Take the line with "Give me the" and every line after it, through the end of the listing, and give them again exactly, pictures excluded.

── Stored data ──

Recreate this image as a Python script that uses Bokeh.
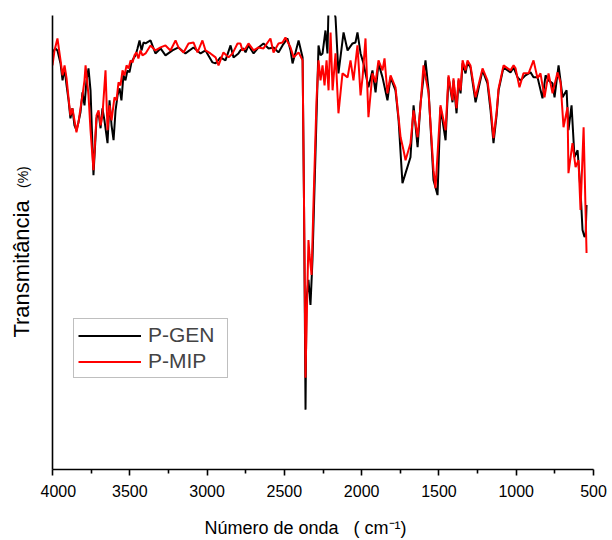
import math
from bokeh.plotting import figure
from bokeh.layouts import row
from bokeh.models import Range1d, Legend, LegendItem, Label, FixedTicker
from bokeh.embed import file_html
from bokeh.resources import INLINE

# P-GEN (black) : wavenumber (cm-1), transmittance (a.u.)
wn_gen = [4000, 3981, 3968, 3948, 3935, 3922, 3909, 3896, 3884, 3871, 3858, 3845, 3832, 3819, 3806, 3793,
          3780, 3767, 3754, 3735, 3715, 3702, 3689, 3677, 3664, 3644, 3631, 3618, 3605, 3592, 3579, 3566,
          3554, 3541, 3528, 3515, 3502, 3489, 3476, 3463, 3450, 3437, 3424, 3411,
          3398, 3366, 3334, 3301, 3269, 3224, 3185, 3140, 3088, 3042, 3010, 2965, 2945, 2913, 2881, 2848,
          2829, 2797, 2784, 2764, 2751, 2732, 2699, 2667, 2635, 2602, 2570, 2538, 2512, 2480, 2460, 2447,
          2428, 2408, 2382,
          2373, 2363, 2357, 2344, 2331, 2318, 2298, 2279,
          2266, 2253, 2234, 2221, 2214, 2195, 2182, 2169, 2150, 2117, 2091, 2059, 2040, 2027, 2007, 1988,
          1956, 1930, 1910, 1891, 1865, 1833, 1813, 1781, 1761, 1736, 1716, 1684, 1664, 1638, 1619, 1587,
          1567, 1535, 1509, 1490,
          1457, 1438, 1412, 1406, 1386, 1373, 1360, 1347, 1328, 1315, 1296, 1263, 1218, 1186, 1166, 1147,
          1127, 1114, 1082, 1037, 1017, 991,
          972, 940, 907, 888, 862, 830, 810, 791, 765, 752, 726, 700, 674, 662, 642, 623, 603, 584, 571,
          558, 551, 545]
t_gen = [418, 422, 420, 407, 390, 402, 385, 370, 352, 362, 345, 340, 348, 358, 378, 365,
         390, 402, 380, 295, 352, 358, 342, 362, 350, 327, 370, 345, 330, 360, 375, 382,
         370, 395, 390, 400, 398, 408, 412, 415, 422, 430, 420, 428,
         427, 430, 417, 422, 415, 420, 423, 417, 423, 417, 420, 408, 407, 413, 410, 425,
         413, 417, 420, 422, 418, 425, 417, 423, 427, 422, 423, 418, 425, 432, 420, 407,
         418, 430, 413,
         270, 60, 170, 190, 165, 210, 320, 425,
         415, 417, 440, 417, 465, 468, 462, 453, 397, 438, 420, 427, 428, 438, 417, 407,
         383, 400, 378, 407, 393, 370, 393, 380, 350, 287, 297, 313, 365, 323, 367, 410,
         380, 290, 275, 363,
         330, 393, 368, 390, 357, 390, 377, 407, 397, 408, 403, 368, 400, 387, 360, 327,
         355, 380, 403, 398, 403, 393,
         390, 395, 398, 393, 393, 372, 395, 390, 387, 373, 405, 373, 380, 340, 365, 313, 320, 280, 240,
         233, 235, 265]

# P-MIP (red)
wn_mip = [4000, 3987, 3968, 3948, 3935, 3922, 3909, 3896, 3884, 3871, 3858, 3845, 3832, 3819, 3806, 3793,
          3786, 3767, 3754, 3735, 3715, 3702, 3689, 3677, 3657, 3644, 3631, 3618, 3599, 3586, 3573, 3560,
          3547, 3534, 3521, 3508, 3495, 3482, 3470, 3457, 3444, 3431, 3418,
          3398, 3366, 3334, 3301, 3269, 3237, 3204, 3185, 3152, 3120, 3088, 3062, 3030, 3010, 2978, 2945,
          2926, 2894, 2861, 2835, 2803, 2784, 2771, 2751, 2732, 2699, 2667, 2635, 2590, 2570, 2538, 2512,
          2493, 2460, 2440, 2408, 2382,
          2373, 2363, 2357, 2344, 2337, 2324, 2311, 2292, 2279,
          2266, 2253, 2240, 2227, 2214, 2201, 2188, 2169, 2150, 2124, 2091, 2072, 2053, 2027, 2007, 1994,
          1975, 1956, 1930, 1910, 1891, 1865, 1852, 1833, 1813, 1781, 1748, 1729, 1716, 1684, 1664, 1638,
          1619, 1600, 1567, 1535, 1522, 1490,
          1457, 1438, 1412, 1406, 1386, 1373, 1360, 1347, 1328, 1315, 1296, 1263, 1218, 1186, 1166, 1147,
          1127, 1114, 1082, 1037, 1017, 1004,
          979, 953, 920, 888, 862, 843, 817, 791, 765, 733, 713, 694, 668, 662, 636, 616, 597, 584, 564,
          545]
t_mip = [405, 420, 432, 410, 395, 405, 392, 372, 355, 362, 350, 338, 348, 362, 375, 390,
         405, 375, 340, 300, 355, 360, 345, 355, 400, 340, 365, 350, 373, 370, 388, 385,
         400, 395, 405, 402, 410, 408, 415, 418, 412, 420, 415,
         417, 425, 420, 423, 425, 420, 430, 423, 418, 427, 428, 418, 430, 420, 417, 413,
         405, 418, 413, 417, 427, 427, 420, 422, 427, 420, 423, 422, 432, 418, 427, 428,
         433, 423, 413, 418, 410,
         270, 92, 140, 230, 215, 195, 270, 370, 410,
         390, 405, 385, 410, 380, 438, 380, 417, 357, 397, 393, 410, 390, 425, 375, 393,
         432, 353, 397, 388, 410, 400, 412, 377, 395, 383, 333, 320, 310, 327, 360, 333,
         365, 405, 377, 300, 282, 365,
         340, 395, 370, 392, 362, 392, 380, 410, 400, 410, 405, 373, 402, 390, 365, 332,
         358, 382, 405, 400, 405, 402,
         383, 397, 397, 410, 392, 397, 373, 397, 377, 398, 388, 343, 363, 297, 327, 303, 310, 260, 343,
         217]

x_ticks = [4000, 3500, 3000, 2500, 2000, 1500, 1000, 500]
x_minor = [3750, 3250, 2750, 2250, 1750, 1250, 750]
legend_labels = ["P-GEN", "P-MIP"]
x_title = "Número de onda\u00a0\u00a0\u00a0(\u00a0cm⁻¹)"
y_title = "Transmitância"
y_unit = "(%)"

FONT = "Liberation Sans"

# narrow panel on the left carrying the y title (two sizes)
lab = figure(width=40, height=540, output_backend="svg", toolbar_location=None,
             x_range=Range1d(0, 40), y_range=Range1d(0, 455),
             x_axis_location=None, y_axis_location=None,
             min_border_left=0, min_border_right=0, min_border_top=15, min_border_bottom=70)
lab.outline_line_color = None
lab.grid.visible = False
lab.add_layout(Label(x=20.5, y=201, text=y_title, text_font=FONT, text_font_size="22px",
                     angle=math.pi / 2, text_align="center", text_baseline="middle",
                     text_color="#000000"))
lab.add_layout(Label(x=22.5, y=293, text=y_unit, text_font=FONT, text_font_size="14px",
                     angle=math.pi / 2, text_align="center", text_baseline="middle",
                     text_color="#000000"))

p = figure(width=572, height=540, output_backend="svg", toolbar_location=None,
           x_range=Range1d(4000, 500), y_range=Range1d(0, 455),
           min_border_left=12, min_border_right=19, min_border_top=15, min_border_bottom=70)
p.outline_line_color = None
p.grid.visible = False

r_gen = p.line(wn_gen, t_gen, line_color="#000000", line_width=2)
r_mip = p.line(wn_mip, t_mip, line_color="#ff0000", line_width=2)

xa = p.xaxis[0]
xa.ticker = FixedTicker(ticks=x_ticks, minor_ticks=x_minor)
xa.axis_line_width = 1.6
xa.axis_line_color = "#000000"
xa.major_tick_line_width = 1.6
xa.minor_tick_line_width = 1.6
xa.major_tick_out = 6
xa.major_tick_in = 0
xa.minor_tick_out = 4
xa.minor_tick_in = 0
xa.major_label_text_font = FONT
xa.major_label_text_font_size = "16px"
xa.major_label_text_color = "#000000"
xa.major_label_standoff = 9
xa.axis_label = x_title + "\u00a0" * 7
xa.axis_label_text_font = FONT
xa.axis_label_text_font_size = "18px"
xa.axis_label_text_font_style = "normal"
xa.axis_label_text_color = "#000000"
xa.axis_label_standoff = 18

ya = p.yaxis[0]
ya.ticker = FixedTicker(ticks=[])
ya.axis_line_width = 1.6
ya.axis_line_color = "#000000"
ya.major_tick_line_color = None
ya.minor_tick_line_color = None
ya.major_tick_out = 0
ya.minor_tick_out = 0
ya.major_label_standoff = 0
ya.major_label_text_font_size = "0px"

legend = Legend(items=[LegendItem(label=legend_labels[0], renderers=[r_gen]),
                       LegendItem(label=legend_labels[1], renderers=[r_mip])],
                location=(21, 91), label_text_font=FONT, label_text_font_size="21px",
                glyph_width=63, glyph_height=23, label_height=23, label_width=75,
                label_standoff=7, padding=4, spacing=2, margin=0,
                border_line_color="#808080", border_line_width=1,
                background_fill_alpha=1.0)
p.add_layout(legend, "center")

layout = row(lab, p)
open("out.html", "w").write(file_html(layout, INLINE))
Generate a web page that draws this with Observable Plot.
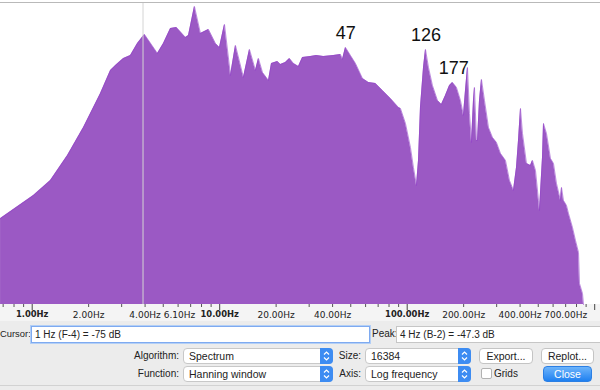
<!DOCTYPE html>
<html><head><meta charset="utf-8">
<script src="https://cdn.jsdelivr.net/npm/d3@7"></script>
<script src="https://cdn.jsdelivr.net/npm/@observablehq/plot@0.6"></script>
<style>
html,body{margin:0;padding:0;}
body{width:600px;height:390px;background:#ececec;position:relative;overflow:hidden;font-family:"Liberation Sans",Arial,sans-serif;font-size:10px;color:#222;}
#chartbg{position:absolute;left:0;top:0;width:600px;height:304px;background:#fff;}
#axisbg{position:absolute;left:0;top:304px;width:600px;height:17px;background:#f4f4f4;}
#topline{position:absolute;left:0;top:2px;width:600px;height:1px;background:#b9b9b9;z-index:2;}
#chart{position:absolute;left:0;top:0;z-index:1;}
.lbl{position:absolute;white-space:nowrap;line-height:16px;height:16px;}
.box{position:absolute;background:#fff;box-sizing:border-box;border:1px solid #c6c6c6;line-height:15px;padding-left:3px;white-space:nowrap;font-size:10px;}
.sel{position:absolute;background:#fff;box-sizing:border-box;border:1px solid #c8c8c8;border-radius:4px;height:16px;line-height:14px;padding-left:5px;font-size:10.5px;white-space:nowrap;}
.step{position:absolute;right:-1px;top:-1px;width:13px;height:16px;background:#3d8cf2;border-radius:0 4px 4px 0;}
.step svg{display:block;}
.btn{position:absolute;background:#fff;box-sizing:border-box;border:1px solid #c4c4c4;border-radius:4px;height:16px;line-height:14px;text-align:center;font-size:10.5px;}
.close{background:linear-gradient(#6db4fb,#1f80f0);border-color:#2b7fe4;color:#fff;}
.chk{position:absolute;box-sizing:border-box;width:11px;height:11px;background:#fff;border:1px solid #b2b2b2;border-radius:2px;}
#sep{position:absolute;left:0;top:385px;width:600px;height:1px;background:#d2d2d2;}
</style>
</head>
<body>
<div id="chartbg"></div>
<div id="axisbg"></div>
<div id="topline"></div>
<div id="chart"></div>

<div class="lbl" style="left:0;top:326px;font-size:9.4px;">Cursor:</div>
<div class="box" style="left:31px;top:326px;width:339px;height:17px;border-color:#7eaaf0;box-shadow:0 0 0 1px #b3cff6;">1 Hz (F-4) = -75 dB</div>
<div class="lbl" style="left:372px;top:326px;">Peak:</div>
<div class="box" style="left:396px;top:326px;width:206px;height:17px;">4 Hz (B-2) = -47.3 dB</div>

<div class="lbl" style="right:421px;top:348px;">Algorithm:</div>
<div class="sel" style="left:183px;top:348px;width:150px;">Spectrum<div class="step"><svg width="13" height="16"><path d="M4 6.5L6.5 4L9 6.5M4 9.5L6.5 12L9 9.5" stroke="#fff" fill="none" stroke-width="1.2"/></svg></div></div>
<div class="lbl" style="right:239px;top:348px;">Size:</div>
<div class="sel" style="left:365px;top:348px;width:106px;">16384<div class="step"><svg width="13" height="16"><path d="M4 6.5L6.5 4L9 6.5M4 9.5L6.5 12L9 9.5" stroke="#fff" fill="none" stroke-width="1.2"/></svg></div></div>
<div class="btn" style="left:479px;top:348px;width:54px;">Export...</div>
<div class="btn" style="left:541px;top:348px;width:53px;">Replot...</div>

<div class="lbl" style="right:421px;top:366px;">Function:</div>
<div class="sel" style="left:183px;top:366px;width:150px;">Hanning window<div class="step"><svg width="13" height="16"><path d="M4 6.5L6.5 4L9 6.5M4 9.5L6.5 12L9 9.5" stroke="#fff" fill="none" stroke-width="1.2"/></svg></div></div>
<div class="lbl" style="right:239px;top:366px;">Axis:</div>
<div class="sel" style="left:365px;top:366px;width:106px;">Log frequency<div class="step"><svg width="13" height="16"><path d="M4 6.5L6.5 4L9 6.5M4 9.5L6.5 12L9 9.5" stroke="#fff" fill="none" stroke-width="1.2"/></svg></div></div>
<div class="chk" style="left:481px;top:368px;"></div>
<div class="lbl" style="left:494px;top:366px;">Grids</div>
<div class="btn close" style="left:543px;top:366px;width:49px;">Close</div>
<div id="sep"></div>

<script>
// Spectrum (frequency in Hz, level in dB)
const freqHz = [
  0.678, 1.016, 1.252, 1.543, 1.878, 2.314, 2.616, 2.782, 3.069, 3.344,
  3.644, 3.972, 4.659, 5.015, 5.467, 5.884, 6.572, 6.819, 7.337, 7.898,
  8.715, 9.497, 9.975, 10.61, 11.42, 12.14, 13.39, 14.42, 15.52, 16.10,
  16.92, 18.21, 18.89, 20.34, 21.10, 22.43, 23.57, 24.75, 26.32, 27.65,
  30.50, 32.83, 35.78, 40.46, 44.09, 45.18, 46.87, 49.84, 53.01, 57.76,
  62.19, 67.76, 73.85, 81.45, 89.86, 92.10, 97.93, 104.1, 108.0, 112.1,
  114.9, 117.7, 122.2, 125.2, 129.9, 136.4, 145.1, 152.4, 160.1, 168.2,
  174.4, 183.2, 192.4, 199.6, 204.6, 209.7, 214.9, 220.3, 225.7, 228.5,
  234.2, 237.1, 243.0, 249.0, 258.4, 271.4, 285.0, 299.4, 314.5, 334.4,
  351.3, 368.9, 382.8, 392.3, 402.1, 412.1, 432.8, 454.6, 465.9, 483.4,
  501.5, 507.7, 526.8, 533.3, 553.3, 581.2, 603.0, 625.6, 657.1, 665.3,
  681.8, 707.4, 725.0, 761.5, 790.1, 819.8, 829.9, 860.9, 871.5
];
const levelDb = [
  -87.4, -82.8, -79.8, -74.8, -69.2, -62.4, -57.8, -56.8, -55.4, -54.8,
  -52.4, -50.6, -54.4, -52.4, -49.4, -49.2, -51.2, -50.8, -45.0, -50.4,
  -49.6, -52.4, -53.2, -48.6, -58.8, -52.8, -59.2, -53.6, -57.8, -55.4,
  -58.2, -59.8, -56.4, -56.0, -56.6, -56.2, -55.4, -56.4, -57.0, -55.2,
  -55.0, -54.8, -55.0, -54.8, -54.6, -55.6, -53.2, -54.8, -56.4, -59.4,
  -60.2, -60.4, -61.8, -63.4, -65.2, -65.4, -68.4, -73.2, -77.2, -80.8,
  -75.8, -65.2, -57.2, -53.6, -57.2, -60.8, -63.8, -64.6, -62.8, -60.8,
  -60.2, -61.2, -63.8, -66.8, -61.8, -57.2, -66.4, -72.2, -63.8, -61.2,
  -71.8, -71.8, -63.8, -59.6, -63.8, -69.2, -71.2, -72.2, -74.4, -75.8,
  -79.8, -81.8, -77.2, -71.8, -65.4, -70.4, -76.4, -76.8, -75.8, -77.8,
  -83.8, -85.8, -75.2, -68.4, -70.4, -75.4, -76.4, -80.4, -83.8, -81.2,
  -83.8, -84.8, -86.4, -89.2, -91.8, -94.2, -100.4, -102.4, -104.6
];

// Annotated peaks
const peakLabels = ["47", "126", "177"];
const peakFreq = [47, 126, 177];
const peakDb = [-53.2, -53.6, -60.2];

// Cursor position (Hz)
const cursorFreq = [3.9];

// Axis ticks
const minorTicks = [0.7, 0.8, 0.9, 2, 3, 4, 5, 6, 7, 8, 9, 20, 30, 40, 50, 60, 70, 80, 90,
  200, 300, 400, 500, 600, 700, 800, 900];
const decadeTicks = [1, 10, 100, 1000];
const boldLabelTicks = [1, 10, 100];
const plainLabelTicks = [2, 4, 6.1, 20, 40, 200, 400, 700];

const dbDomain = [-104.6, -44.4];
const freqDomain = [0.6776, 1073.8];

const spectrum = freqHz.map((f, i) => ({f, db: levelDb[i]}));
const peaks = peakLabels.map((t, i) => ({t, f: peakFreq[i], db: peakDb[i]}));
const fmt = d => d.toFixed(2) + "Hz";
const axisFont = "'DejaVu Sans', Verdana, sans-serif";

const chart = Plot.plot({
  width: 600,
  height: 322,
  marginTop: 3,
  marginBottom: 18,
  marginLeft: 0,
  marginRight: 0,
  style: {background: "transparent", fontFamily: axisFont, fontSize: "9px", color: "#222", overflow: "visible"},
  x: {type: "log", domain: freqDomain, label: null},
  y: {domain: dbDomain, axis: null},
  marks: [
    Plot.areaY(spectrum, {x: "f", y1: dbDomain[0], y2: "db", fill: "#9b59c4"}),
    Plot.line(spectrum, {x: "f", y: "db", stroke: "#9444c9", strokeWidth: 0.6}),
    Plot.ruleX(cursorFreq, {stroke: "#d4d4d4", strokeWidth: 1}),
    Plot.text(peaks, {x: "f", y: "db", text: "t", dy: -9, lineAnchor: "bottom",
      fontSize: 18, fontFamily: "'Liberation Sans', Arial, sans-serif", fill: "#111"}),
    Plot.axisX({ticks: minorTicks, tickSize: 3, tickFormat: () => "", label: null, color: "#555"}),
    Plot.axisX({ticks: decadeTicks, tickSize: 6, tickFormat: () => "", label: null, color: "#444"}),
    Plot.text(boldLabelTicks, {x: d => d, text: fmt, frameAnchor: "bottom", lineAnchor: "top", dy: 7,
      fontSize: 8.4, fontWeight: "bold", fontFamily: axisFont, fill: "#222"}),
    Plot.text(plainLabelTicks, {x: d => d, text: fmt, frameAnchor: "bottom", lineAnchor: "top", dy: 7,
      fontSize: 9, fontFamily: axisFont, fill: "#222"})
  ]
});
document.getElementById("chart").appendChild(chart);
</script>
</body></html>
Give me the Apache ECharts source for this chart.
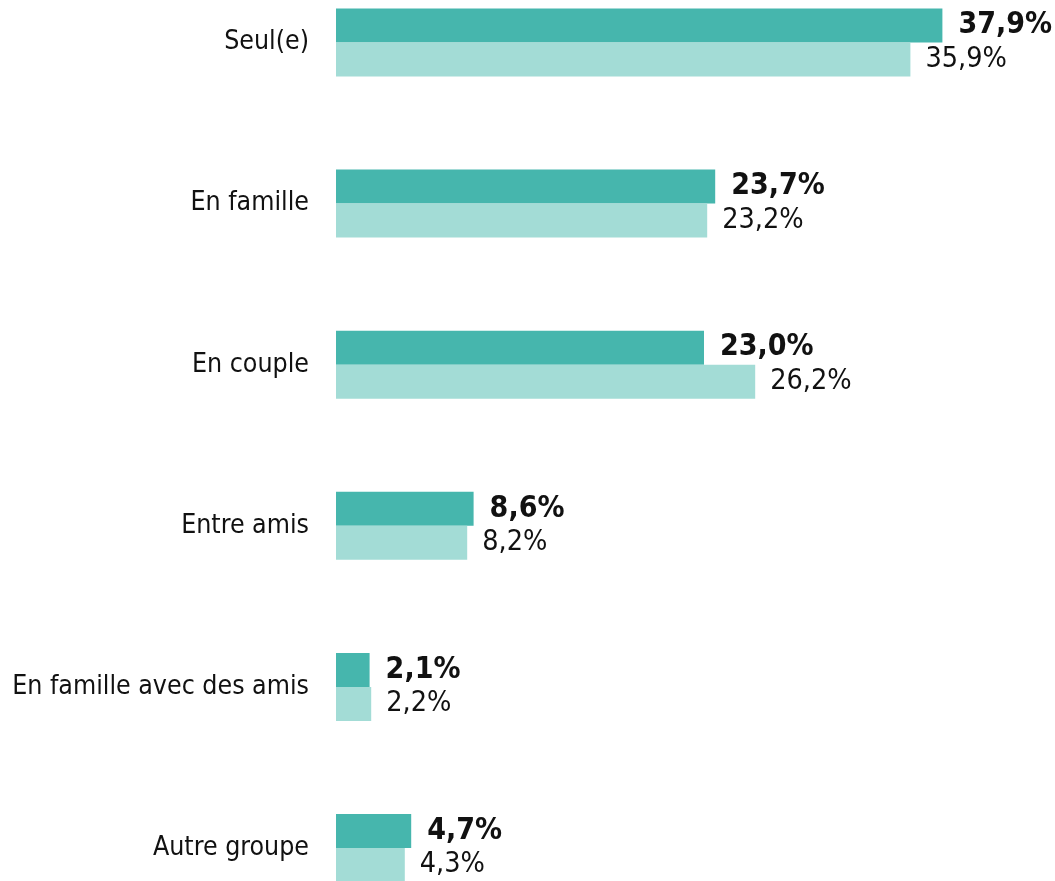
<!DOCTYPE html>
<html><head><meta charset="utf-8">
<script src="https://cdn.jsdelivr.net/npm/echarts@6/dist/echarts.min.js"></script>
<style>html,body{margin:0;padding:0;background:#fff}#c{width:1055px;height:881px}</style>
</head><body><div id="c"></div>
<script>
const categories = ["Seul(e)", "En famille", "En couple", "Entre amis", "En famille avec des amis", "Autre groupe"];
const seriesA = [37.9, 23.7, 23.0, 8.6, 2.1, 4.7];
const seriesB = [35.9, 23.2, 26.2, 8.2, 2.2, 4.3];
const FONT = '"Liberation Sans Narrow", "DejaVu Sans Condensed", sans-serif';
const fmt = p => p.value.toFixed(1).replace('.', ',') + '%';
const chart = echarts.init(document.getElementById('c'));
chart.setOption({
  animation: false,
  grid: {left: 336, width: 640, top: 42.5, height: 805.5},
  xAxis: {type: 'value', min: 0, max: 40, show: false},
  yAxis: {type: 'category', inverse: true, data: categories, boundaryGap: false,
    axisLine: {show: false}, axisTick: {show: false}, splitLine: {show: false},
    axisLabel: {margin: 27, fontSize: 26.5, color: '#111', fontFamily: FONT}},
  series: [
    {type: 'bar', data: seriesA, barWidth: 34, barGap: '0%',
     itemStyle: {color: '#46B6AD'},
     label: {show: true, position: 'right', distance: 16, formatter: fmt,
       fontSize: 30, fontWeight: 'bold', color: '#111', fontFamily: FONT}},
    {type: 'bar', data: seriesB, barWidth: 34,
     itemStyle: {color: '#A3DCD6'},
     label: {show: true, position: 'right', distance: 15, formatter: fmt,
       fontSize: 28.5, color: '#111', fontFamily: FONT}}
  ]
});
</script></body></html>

───

Reply to the task -
Give me the Apache ECharts source for this chart.
<!DOCTYPE html>
<html><head><meta charset="utf-8">
<script src="https://cdn.jsdelivr.net/npm/echarts@6/dist/echarts.min.js"></script>
<style>html,body{margin:0;padding:0;background:#fff}#c{width:1055px;height:881px}</style>
</head><body><div id="c"></div>
<script>
const categories = ["Seul(e)", "En famille", "En couple", "Entre amis", "En famille avec des amis", "Autre groupe"];
const seriesA = [37.9, 23.7, 23.0, 8.6, 2.1, 4.7];
const seriesB = [35.9, 23.2, 26.2, 8.2, 2.2, 4.3];
const FONT = '"Liberation Sans Narrow", "DejaVu Sans Condensed", sans-serif';
const fmt = p => p.value.toFixed(1).replace('.', ',') + '%';
const chart = echarts.init(document.getElementById('c'));
chart.setOption({
  animation: false,
  grid: {left: 336, width: 640, top: 42.5, height: 805.5},
  xAxis: {type: 'value', min: 0, max: 40, show: false},
  yAxis: {type: 'category', inverse: true, data: categories, boundaryGap: false,
    axisLine: {show: false}, axisTick: {show: false}, splitLine: {show: false},
    axisLabel: {margin: 27, fontSize: 26.5, color: '#111', fontFamily: FONT}},
  series: [
    {type: 'bar', data: seriesA, barWidth: 34, barGap: '0%',
     itemStyle: {color: '#46B6AD'},
     label: {show: true, position: 'right', distance: 16, formatter: fmt,
       fontSize: 30, fontWeight: 'bold', color: '#111', fontFamily: FONT}},
    {type: 'bar', data: seriesB, barWidth: 34,
     itemStyle: {color: '#A3DCD6'},
     label: {show: true, position: 'right', distance: 15, formatter: fmt,
       fontSize: 28.5, color: '#111', fontFamily: FONT}}
  ]
});
</script></body></html>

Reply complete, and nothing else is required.